À son arrivée au Royaume-Uni, la "crypto queen chinoise" et son assistante, Wen Jian, ont visé le marché de l'immobilier de luxe à Londres. Elles ont tenté d'acheter des biens très en vue, notamment un manoir à Hampstead listé à 23,5 millions de livres sterling (environ 29,8 millions de dollars), ainsi que des résidences à 4,5 M£ et 12,5 M£. Cependant, liquider de telles quantités de Bitcoin s'est avéré presque impossible, même pour la "crypto queen chinoise". Le régime strict de lutte contre le blanchiment d'argent (AML) du Royaume-Uni, en particulier l'Unexplained Wealth Order de 2017, imposent des vérifications exhaustives à tous les intermédiaires immobiliers et juridiques. Wen, agissant pour le compte de Qian, a produit des documents notariés affirmant que 3000 bitcoins avaient été offerts par Qian, mais les agents immobiliers et les avocats ont refusé de procéder sans légitimité irréprochable.
Leurs acquisitions immobilières étant sans cesse verrouillées pour des raisons de provenance des fonds, Qian et Wen ont eu recours à des encaissements crypto fragmentés en Europe. Elles ont voyagé en Autriche, en Tchéquie et en Suisse, échangeant de plus petites quantités de bitcoins contre des espèces et des produits de luxe tels que des bijoux. Wen est parvenue à verser un acompte de 850 000 £ à un avocat britannique dans une nouvelle tentative d'acheter une propriété. Toutefois, ces opérations fragmentées et transfrontalières ont rapidement été signalées comme suspectes par les systèmes de conformité AML.
En octobre 2018, les autorités britanniques ont perquisitionné la résidence londonienne de la "crypto queen chinoise", saisissant plusieurs ordinateurs portables (dont certains donnant accès à des portefeuilles crypto), des notes manuscrites contenant des clés cruciales, plus de 70 000 £ en espèces, des clés USB et d'autres documents. Cet épisode a souligné à quel point il est difficile, même pour une figure de premier plan comme la "crypto queen chinoise", de convertir de grandes quantités de Bitcoin en monnaie fiduciaire sous la surveillance financière actuelle. Les systèmes modernes de conformité et les règles de lutte contre le blanchiment d'argent au Royaume-Uni créent d'immenses obstacles, rendant souvent impossible l'encaissement complet pour les plus fraudes crypto de grande envergure.
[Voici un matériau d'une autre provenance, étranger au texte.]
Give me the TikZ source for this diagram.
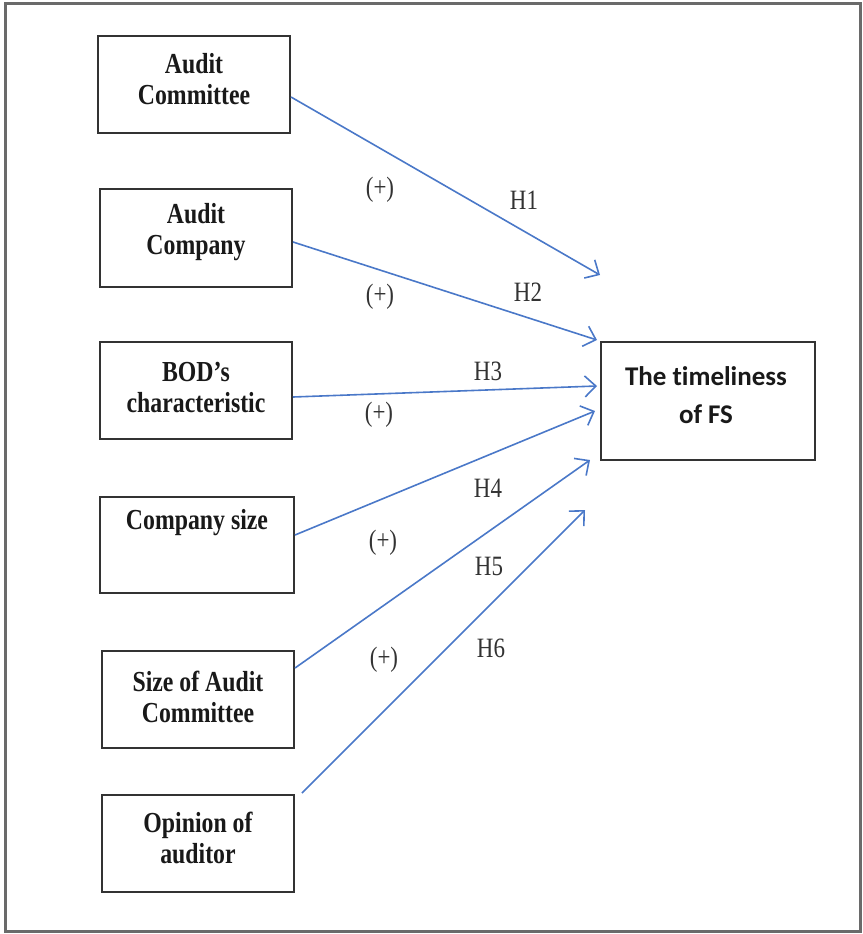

Que deviennent les bitcoins saisis : distribution aux victimes chinoises
Le plus grand défi auquel les autorités sont confrontées aujourd'hui concerne la destination de la fortune crypto saisie. Au Royaume-Uni, la police a confisqué plus de 61 000 bitcoins, soit la plus importante saisie d'actifs numériques du pays. En 2023, seuls 2,8 milliards de RMB (390 M$), soit 6,5% du produit de l'escroquerie, avaient été recouvrés directement par les forces de l'ordre chinoises en vue d'une restitution. Pendant ce temps, les victimes chinoises n'avaient reçu que moins de 13% de leur investissement initial, soulignant les limites pratiques du recouvrement d'actifs à l'échelle multi-juridictionnelle.
Un blocage juridique complexe persiste : les autorités doivent-elles rembourser les victimes selon le prix du Bitcoin au moment de la saisie en 2017 (environ 15 000 RMB, soit 2100 $ par Bitcoin), ou en utilisant la valorisation actuelle beaucoup plus élevée (plus de 800 000 RMB, soit 112 000 $ par Bitcoin) ? La situation se complique avec la proposition du Royaume-Uni de répartir les avoirs saisis à 50% pour la police et 50% pour le Home Office, alors que le droit pénal chinois exige que tous les gains illégaux soient restitués aux victimes. Les protocoles internationaux anti-corruption, tels que la Convention des Nations Unies, ne fournissent pas de directives concrètes sur la manière de distribuer les actifs numériques récupérés, faisant de l'affaire de la "crypto queen chinoise" un précédent majeur. La plupart des experts prévoient un compromis : restitution aux victimes selon le prix du Bitcoin de 2017, l'appréciation des actifs étant conservée par les autorités britanniques.
Conclusion
La saga de la "crypto queen chinoise", Zhimin Qian, révèle les immenses risques des marchés crypto non régulés, surtout lorsqu’ils sont manipulés par des personnalités habiles à exploiter la confiance du public. De sa construction méticuleuse en tant que pionnière technologique à sa chute lors d’une tentative d'encaissement ratée, son histoire constitue à la fois un avertissement pour les investisseurs et une étape majeure dans la lutte mondiale contre le blanchiment d’argent. Son affaire continue d’influencer les normes réglementaires, la coopération internationale et les limites du recouvrement d'actifs numériques, faisant en sorte que les leçons de la "crypto queen chinoise" résonnent dans toute la communauté crypto mondiale.